**Dataset excerpt**
------------------------------------
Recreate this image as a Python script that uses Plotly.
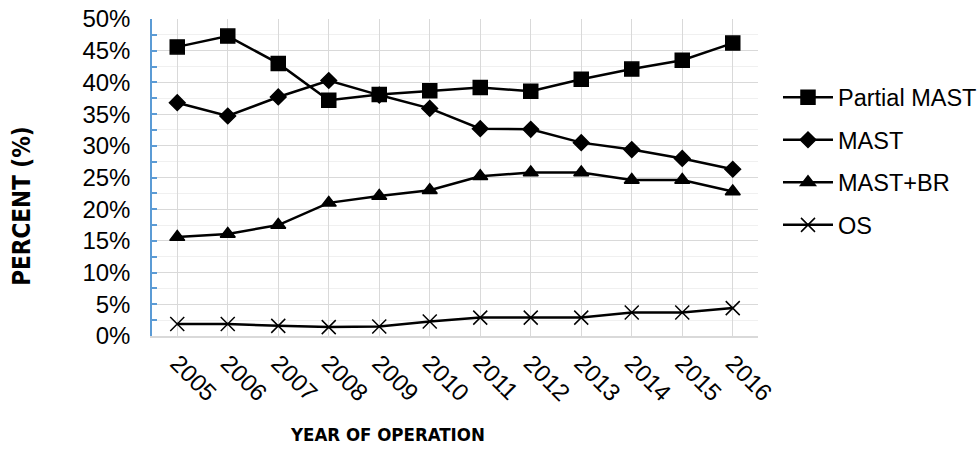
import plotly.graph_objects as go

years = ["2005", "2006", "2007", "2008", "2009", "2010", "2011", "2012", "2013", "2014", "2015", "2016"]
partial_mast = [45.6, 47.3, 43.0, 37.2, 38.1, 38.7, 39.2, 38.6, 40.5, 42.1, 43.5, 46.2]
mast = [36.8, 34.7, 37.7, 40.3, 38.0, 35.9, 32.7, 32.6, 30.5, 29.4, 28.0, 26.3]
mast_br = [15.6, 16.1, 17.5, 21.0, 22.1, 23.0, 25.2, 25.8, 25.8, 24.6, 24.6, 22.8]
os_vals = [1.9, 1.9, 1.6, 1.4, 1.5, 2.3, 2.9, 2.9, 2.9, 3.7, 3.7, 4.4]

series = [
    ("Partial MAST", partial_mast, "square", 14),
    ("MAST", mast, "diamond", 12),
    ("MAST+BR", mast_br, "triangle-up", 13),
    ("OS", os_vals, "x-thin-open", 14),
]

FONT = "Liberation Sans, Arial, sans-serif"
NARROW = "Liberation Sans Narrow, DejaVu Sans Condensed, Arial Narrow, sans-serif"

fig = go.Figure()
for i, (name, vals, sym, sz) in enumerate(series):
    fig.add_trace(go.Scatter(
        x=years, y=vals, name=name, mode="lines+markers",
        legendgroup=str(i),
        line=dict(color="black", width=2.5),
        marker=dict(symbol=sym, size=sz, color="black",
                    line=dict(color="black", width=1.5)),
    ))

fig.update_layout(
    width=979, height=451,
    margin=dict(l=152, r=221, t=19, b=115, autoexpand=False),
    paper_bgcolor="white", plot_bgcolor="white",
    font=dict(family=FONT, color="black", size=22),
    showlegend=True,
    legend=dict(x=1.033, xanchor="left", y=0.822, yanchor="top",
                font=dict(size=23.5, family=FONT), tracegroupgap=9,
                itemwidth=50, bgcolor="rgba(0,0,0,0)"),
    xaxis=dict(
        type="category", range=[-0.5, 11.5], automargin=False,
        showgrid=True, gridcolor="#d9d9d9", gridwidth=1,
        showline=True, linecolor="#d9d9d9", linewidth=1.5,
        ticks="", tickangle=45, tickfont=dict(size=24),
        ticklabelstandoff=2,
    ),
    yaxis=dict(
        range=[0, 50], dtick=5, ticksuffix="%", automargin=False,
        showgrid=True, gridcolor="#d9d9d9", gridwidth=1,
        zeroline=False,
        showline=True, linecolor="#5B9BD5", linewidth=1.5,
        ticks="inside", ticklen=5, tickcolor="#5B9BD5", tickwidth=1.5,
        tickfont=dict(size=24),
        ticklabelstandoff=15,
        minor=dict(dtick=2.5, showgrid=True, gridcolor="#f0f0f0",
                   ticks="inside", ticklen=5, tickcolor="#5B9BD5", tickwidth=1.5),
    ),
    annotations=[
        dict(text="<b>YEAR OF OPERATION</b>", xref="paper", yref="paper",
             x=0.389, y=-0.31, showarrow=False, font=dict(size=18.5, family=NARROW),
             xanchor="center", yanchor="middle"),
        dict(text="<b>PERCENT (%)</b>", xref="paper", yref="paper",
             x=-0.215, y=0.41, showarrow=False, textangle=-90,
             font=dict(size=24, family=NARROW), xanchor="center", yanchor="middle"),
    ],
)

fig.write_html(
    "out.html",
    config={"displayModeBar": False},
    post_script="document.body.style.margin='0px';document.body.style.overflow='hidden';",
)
------------------------------------
**Exercise**
Write out again exactly the lines from the start of the data above through the line containing "Sans Narrow, DejaVu", inclusive, excluding any pictures.

**Right answer**
Recreate this image as a Python script that uses Plotly.
import plotly.graph_objects as go

years = ["2005", "2006", "2007", "2008", "2009", "2010", "2011", "2012", "2013", "2014", "2015", "2016"]
partial_mast = [45.6, 47.3, 43.0, 37.2, 38.1, 38.7, 39.2, 38.6, 40.5, 42.1, 43.5, 46.2]
mast = [36.8, 34.7, 37.7, 40.3, 38.0, 35.9, 32.7, 32.6, 30.5, 29.4, 28.0, 26.3]
mast_br = [15.6, 16.1, 17.5, 21.0, 22.1, 23.0, 25.2, 25.8, 25.8, 24.6, 24.6, 22.8]
os_vals = [1.9, 1.9, 1.6, 1.4, 1.5, 2.3, 2.9, 2.9, 2.9, 3.7, 3.7, 4.4]

series = [
    ("Partial MAST", partial_mast, "square", 14),
    ("MAST", mast, "diamond", 12),
    ("MAST+BR", mast_br, "triangle-up", 13),
    ("OS", os_vals, "x-thin-open", 14),
]

FONT = "Liberation Sans, Arial, sans-serif"
NARROW = "Liberation Sans Narrow, DejaVu Sans Condensed, Arial Narrow, sans-serif"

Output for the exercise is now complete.